Monday, October 09, 2006

Lessons from Cable Street

We were in Cable Street yesterday afternoon to mark 70 years since the legendary clash between Oswald Mosley's Blackshirts and the Jewish, Irish and Communist groups of East London. There were some things that we missed, namely the procession down the street itself, but by and large it pains me to say that it was a missed opportunity.

Consider the facts...

  • Apart from a man who had taken part in the Battle of Cable Street all those years ago, there was a distinct shortage of strong speakers at the event. Where was Oona King, Trevor Phillips, Shami Chakrabarti? There was no one there to show the relevance of the original event to life in London today. This was also true in the way the event was promoted, but more on that later.

  • A strong MC would have made the proceedings waaay less cringeworthy. I wasn't living in England during the 1980s, but I tell you what yesterday reminded me of. Remember that TV movie The Deal that came out about three years ago, about Tony and Gordon's rise to the top? And remember all the flashbacks to various dire-looking Labour events from the late 70s and early 80s? Badly-dressed crusties singing the Internationale, etc? Well, yesterday was pretty much a carbon copy of that, with (slightly) better clothes. And the closest we got to an MC was a tired old codger in a red velvet jacket who entertained us with a "magic trick" designed to symbolise the exploitation of factory workers in a capitalist society!!! I ask you!

  • There was a strong People's Front of Judea element to the afternoon.
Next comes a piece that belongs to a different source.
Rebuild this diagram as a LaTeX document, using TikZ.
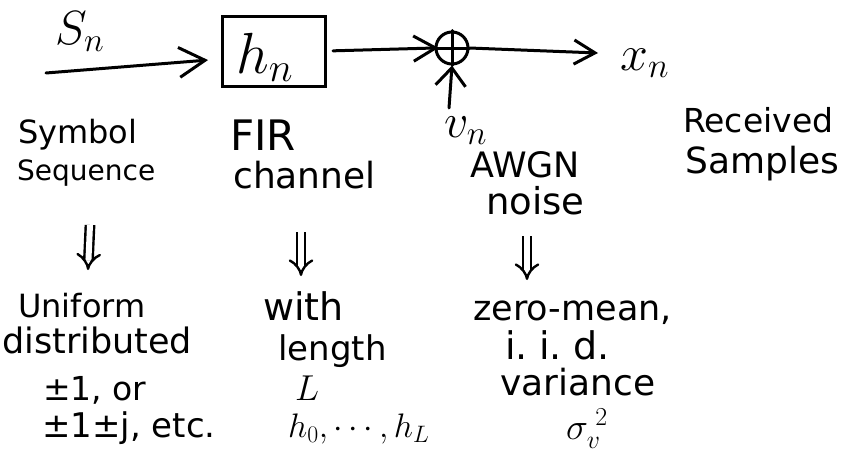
\RequirePackage{fix-cm}
\documentclass[tikz,border=0pt]{standalone}
\usepackage{fontspec}
\setmainfont{DejaVu Sans}
\usetikzlibrary{arrows.meta}
\newcommand\hsz[1]{\fontsize{#1}{#1}\selectfont}
\tikzset{
  wire/.style={line width=3pt, line cap=round, line join=round},
  barb/.style={-{Straight Barb[length=#1, width=1.15*#1]}},
  lbl/.style={inner sep=0pt, anchor=base west},
  implies/.style={line width=2.4pt, double distance=6pt, -{Implies[scale=1.5]}},
}
\begin{document}
\begin{tikzpicture}[x=1pt, y=-1pt]
  \useasboundingbox (0,0) rectangle (848,463);

  % signal chain
  \node[lbl, font=\hsz{48}] (sn) at (55,44) {$S_n$};
  \node[draw, line width=3pt, minimum width=103pt, minimum height=70pt,
        inner sep=0pt] (hn) at (274,51) {};
  \node[lbl, font=\hsz{58}] (hnl) at (236,73) {$h_n$};
  \node[circle, draw, line width=3pt, minimum size=32pt, inner sep=0pt] (sum) at (452,48) {};
  \draw[wire] (sum.north) -- (sum.south) (sum.west) -- (sum.east);
  \node[lbl, font=\hsz{50}] (xn) at (620,70) {$x_n$};
  \node[lbl, font=\hsz{48}] (vn) at (444,137) {$v_n$};

  \coordinate (in) at (46,73);
  \coordinate (out) at (598,53);
  \coordinate (nin) at (449,108);

  \draw[wire, barb=26pt, shorten >=13pt] (in) -- ([yshift=-8pt]hn.west);
  \draw[wire, barb=22pt, shorten <=6pt, shorten >=-4pt] (hn.east) -- (sum.west);
  \draw[wire, barb=21pt] (sum.east) -- (out);
  \draw[wire, -{Straight Barb[length=18pt, width=30pt]}] (nin) -- (sum.south);

  % block descriptions
  \node[lbl, font=\hsz{32}] (sym1) at (18,143) {Symbol};
  \node[lbl, font=\hsz{28}] (sym2) at (17,180) {Sequence};
  \node[lbl, font=\hsz{42}] (fir1) at (230,150) {FIR};
  \node[lbl, font=\hsz{36}] (fir2) at (233,188) {channel};
  \node[lbl, font=\hsz{35}] (awgn1) at (470,177) {AWGN};
  \node[lbl, font=\hsz{37}] (awgn2) at (486,214) {noise};
  \node[lbl, font=\hsz{33}] (rx1) at (683,132) {Received};
  \node[lbl, font=\hsz{36}] (rx2) at (685,173) {Samples};

  % details
  \node[lbl, font=\hsz{32}] (u1) at (18,317) {Uniform};
  \node[lbl, font=\hsz{35}] (u2) at (2,353) {distributed};
  \node[lbl, font=\hsz{33}] (u3) at (43,400) {±1, or};
  \node[lbl, font=\hsz{34}] (u4) at (42,437) {±1±j, etc.};

  \node[lbl, font=\hsz{38}] (w1) at (263,320) {with};
  \node[lbl, font=\hsz{34}] (w2) at (278,360) {length};
  \node[lbl, font=\hsz{36}] (w3) at (295,400) {$L$};
  \node[lbl, font=\hsz{34}] (w4) at (288,437) {$h_0,\cdots,h_L$};

  \node[lbl, font=\hsz{35}] (z1) at (473,320) {zero-mean,};
  \node[lbl, font=\hsz{38}] (z2) at (505,359) {i.\hspace{0.3em}i.\hspace{0.3em}d.};
  \node[lbl, font=\hsz{36}] (z3) at (500,395) {variance};
  \node[lbl, font=\hsz{37}] (z4) at (566,439) {$\sigma_v^{\;2}$};

  % implication arrows
  \coordinate (d1a) at (90,225);  \coordinate (d1b) at (88,270);
  \coordinate (d2a) at (301,232); \coordinate (d2b) at (301,276);
  \coordinate (d3a) at (527,236); \coordinate (d3b) at (527,280);
  \draw[implies] (d1a) -- (d1b);
  \draw[implies] (d2a) -- (d2b);
  \draw[implies] (d3a) -- (d3b);
\end{tikzpicture}
\end{document}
Inevitable I suppose, and I'm not saying that representatives of the Communist University of Britain et al should be banned from such events, but it did seem that the majority of those who turned out were not so much curious bystanders or locals but members of some fringe syndicalist or anarchist movement or another. Again, there's nothing wrong with those groups in themselves, but if it's only them who are attending, what does it say about getting the message about Cable Street to the wider public?

  • Which brings me right to my next point... where the hell were the local community? And don't bang on about the local Bangladeshi dance troupe that performed - where were the Bangladeshis in the audience, watching the performances, buying snacks for their kids, looking through the excellent photo exhibition (much of which focused on the communities of today's East London)? I saw about three Asian families in the hour and a half I was there. Considering the makeup of the surrounding area, I'd argue that was hardly representational. Why wasn't the event better promoted, better explained, more adapted to suit families?
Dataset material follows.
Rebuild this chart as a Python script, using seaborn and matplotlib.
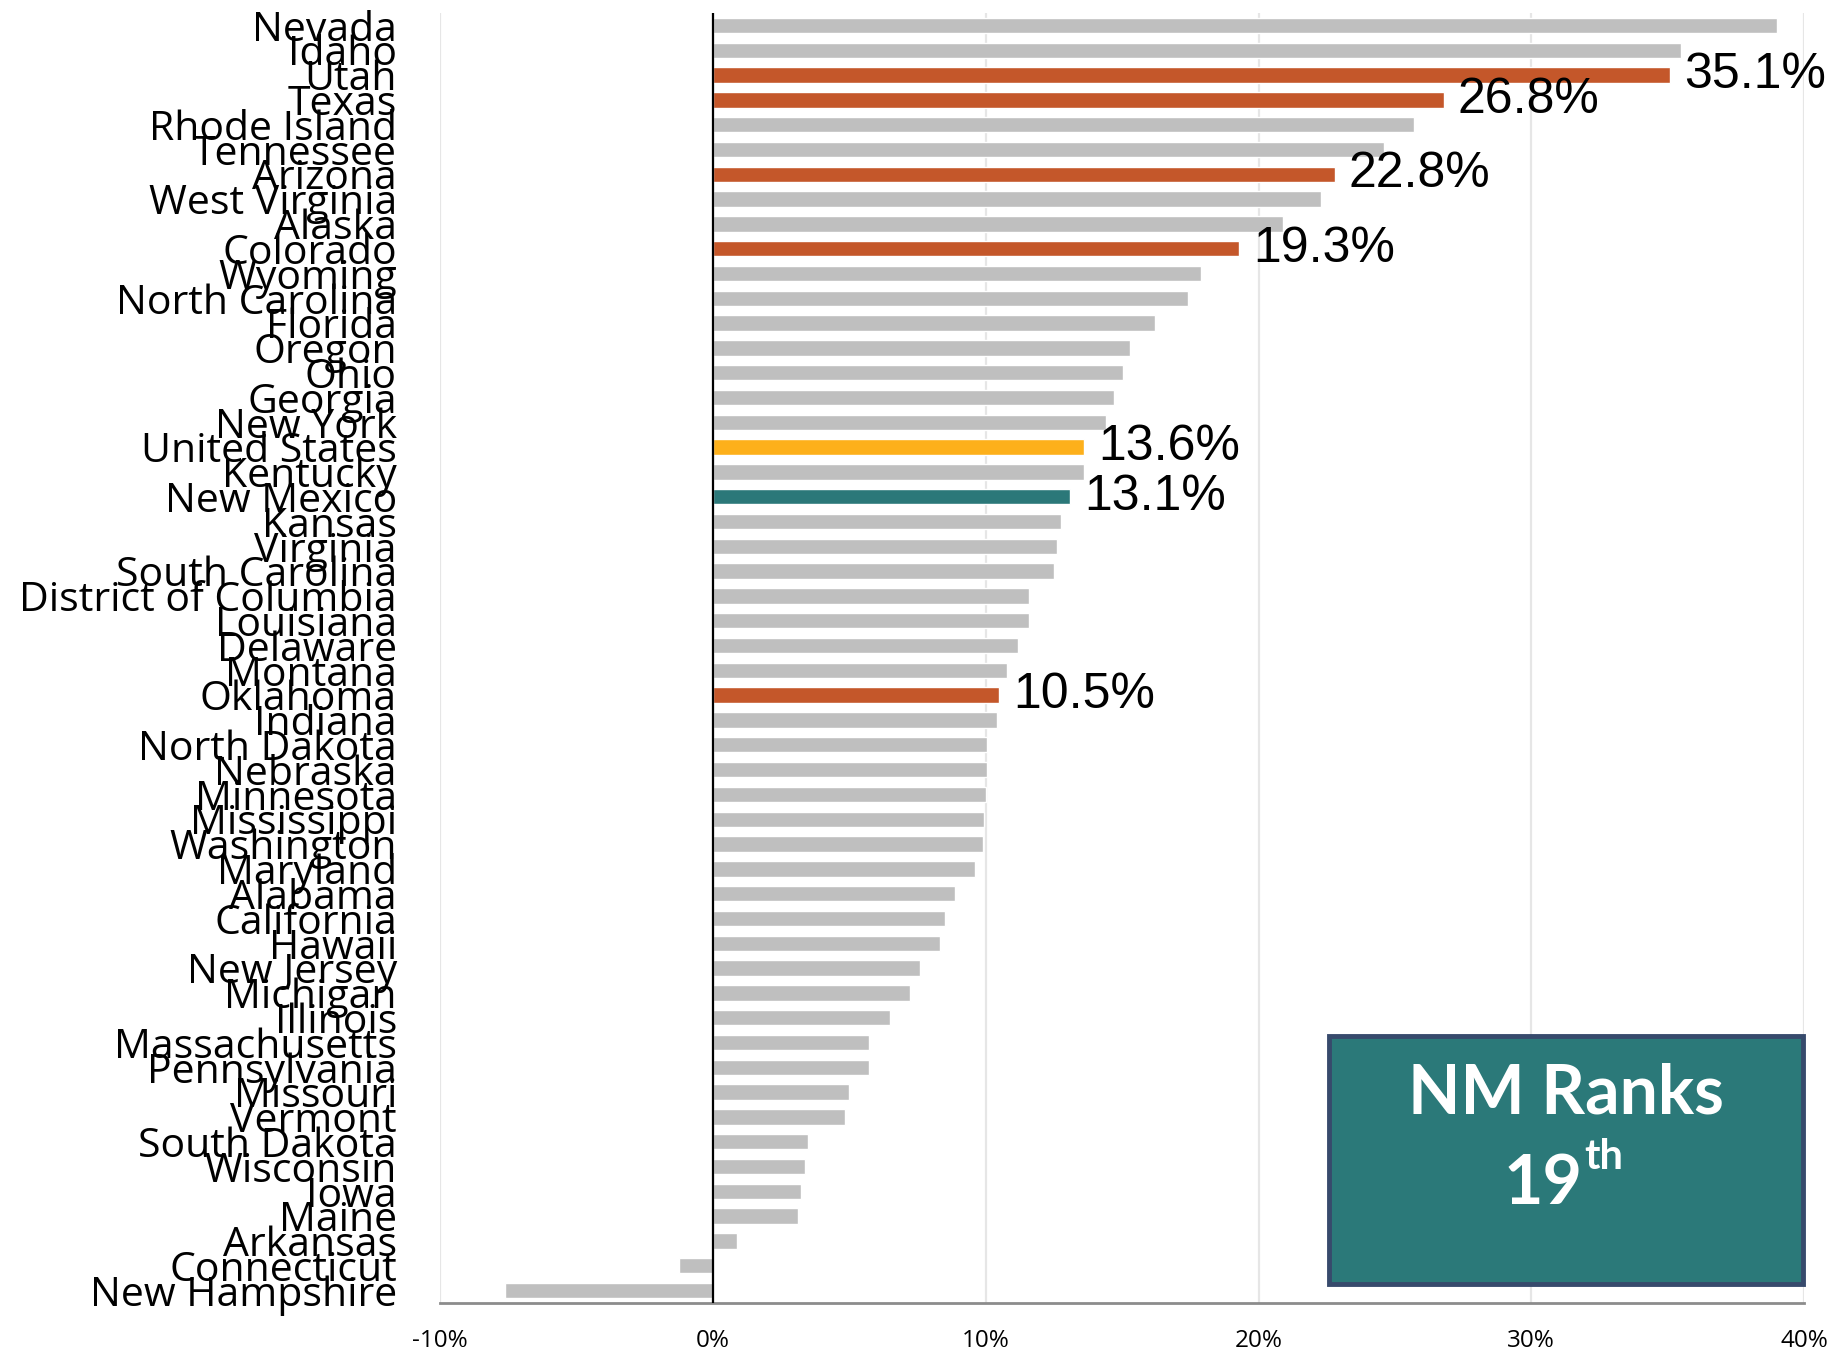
import matplotlib
matplotlib.use("Agg")
import matplotlib.pyplot as plt
import seaborn as sns
import pandas as pd
from matplotlib.patches import Rectangle
from matplotlib.ticker import FuncFormatter

# states, top to bottom, with growth rate (%)
states = [
    "Nevada", "Idaho", "Utah", "Texas", "Rhode Island", "Tennessee", "Arizona",
    "West Virginia", "Alaska", "Colorado", "Wyoming", "North Carolina", "Florida",
    "Oregon", "Ohio", "Georgia", "New York", "United States", "Kentucky",
    "New Mexico", "Kansas", "Virginia", "South Carolina", "District of Columbia",
    "Louisiana", "Delaware", "Montana", "Oklahoma", "Indiana", "North Dakota",
    "Nebraska", "Minnesota", "Mississippi", "Washington", "Maryland", "Alabama",
    "California", "Hawaii", "New Jersey", "Michigan", "Illinois", "Massachusetts",
    "Pennsylvania", "Missouri", "Vermont", "South Dakota", "Wisconsin", "Iowa",
    "Maine", "Arkansas", "Connecticut", "New Hampshire",
]
growth = [
    39.0, 35.5, 35.1, 26.8, 25.7, 24.6, 22.8,
    22.3, 20.9, 19.3, 17.9, 17.4, 16.2,
    15.3, 15.05, 14.7, 14.4, 13.6, 13.6,
    13.1, 12.75, 12.6, 12.5, 11.6,
    11.6, 11.2, 10.8, 10.5, 10.4, 10.05,
    10.05, 10.0, 9.95, 9.9, 9.6, 8.87,
    8.5, 8.33, 7.58, 7.22, 6.48, 5.73,
    5.73, 4.99, 4.86, 3.5, 3.37, 3.24,
    3.11, 0.87, -1.23, -7.6,
]
neighbors = ["Utah", "Texas", "Arizona", "Colorado", "Oklahoma"]
labeled = neighbors + ["United States", "New Mexico"]

GREY = "#BFBFBF"
ORANGE = "#C4572A"
GOLD = "#FDB01B"
TEAL = "#2B7879"

palette = {}
for s in states:
    if s in neighbors:
        palette[s] = ORANGE
    elif s == "United States":
        palette[s] = GOLD
    elif s == "New Mexico":
        palette[s] = TEAL
    else:
        palette[s] = GREY

df = pd.DataFrame({"state": states, "growth": growth})

sns.set_style("white")
plt.rcParams["font.family"] = ["Open Sans", "DejaVu Sans"]
plt.rcParams["text.color"] = "black"
plt.rcParams["xtick.labelcolor"] = "black"
plt.rcParams["ytick.labelcolor"] = "black"

fig = plt.figure(figsize=(18.41, 13.54), dpi=100)
ax = fig.add_axes([0.239, 0.0377, 0.741, 0.9527])

sns.barplot(data=df, x="growth", y="state", hue="state", palette=palette,
            orient="h", width=0.62, legend=False, ax=ax, saturation=1)

ax.set_xlim(-10, 40)
ax.set_ylim(len(states) - 0.5, -0.5)
ax.set_xticks([-10, 0, 10, 20, 30, 40])
ax.xaxis.set_major_formatter(FuncFormatter(lambda v, p: f"{v:.0f}%"))
ax.set_xlabel("")
ax.set_ylabel("")

ax.grid(axis="x", color="#E6E6E6", lw=1.6)
ax.set_axisbelow(True)
ax.axvline(0, color="black", lw=1.6, zorder=3)

for side in ["top", "right", "left"]:
    ax.spines[side].set_visible(False)
ax.spines["bottom"].set_color("#8C8C8C")
ax.spines["bottom"].set_linewidth(2)

ax.tick_params(axis="y", length=0, pad=31, labelsize=29.5, labelcolor="black")
ax.tick_params(axis="x", length=7, width=1.6, color="#8C8C8C", pad=12,
               labelsize=17.5, direction="out", labelcolor="black")

# value labels for highlighted bars
for i, (s, v) in enumerate(zip(states, growth)):
    if s in labeled:
        ax.annotate(f"{v:.1f}%", xy=(v, i), xytext=(10, 0), textcoords="offset points",
                    ha="left", va="center", fontsize=36, color="black",
                    family="Liberation Sans")

# rank box
ax.add_patch(Rectangle((0.652, 0.0147), 0.347, 0.192, transform=ax.transAxes,
                       facecolor="#2B7979", edgecolor="#374A6C", lw=3.5,
                       clip_on=False, zorder=5))
ax.text(0.8255, 0.162, "NM Ranks", transform=ax.transAxes, ha="center",
        va="center", color="white", fontsize=49, fontweight="bold",
        family="Lato", zorder=6)
ax.text(0.8255 + 0.012, 0.0915, "19", transform=ax.transAxes, ha="right",
        va="center", color="white", fontsize=49, fontweight="bold",
        family="Lato", zorder=6)
ax.text(0.8255 + 0.013, 0.113, "th", transform=ax.transAxes, ha="left",
        va="center", color="white", fontsize=30, fontweight="bold",
        family="Lato", zorder=6)

fig.savefig("out.png", dpi=100)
So that's it, really. Did you go to Cable Street yesterday? What did you see and what did you think of it?


At October 10, 2006 9:13 pm, Anonymous Anonymous said...

I guess Cable street isn't better remembered because in many ways it was a Phyrric victory. Within a decade the communies of the East End were devastated, directly or indirectly, by WWII - a conflict that overshadows Cables Street somewhat.

The communities that won the day on Cable Street did not stay in the East End in such strength and the communities that followed them did not really overlap in much outside of being a immigrants/poor and disenfranchised.

The area where the shadow of Cable Street loomed large was over the history of British fascism, a movement that itself is overshadowed by its German and Italian counterparts.